Protest na węgierko-ukraińskiej granicy może potrwać do końca grudnia.
Już wcześniej z powodu protestów polskich i słowackich przewoźników na przejściu granicznym w Zahony panował zator; ciężarówki czekały nawet po kilka dni w wielokilometrowych kolejkach.
6 listopada na przejściach z Ukrainą w Dorohusku i Hrebennem (woj. lubelskie) oraz w Korczowej (woj. podkarpackie) rozpoczął się protest polskich przewoźników, którzy przepuszczali po kilka aut w ciągu godziny.
Demonstranci domagają się m.in. wprowadzenia przez Ukrainę oddzielnej kolejki dla samochodów wracających do Polski bez towaru, wprowadzenia zezwoleń komercyjnych dla firm ukraińskich na przewóz rzeczy z wyłączeniem pomocy humanitarnej i zaopatrzenia dla wojska ukraińskiego; zawieszenia licencji dla firm, które zostały utworzone po rosyjskiej inwazji na Ukrainę, a także przeprowadzenia ich kontroli. Podnoszony jest też postulat dotyczący likwidacji tzw. elektronicznej kolejki po stronie ukraińskiej.
Od 23 listopada w Medyce protestują również rolnicy, którzy poinformowali, że ich manifestacja na tym przejściu granicznym ma trwać do 3 stycznia 2024 roku.
W poniedziałek po południu Związek Przewoźników Drogowych Słowacji (UNAS) wznowił protest na przejściu granicznym z Ukrainą Wyżne Niemieckie – Użhorod.

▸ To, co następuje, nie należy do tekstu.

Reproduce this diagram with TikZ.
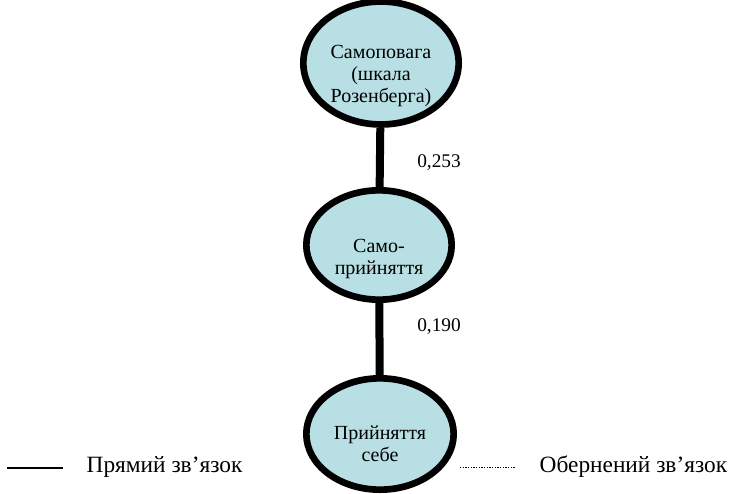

Do odwołania będą blokować dla ciężarówek pas ruchu prowadzący z Ukrainy na Słowację. Ruch pasażerski ma odbywać się bez przeszkód.
W marcu UE zdecydowała, że ukraińscy przewoźnicy będą mogli do czerwca 2024 r. poruszać się po unijnych drogach bez konieczności posiadania zezwoleń.
Umowa pomiędzy UE a Kijowem ma być w poniedziałek 18 grudnia przedmiotem posiedzenia Wspólnego Komitetu.